As we review the actual state of our own companies, we need to set clear targets and hold managers accountable to meet them, given that these imbalances are directly connected to how we recruit and hire. They impact how we set and adjust salaries, how we treat and value people, how we respond to bias and discrimination.

Most importantly, they determine how we make an authentic commitment to getting this right.

After working as a professional journalist for more than three decades, there is little that surprises me about the state of women in media today. But being a female newsroom leader comes with a responsibility to push for change with more urgency and intention, to identify the men and women who are ready to help advocate for and foster a more diverse and inclusive workforce.

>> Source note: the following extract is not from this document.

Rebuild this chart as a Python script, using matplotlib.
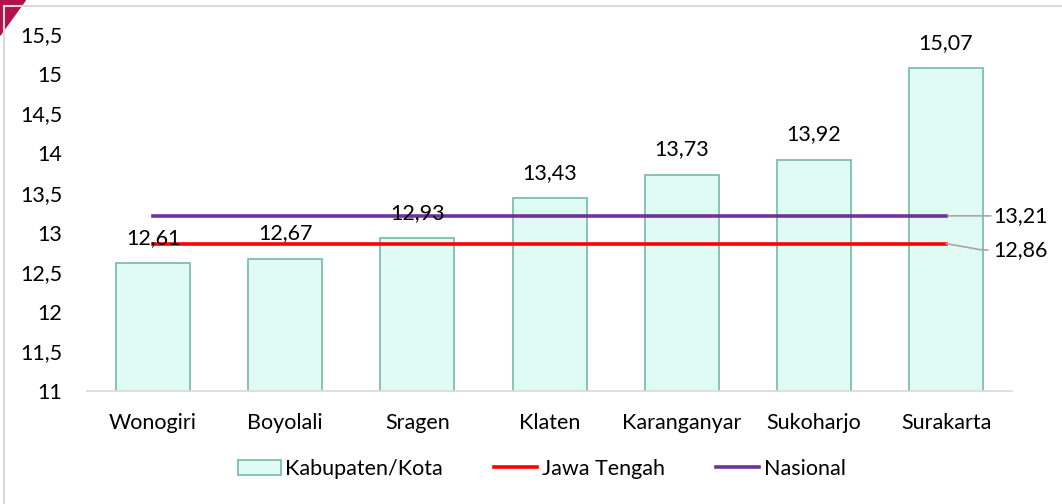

We also need to be supportive of less-experienced women trying to forge their own path.

Whether it stems from #MeToo, the growing publicity around gender pay gaps, or just a bubbling anger over slow progress,many in the news business are saying they’ve had enough - enough of the stuckness, enough of the inertia, enough of the silence.

If this new momentum and a growing awareness allow media organizations to start telling the stories that we've never told before, there’s a real chance we can start making meaningful change.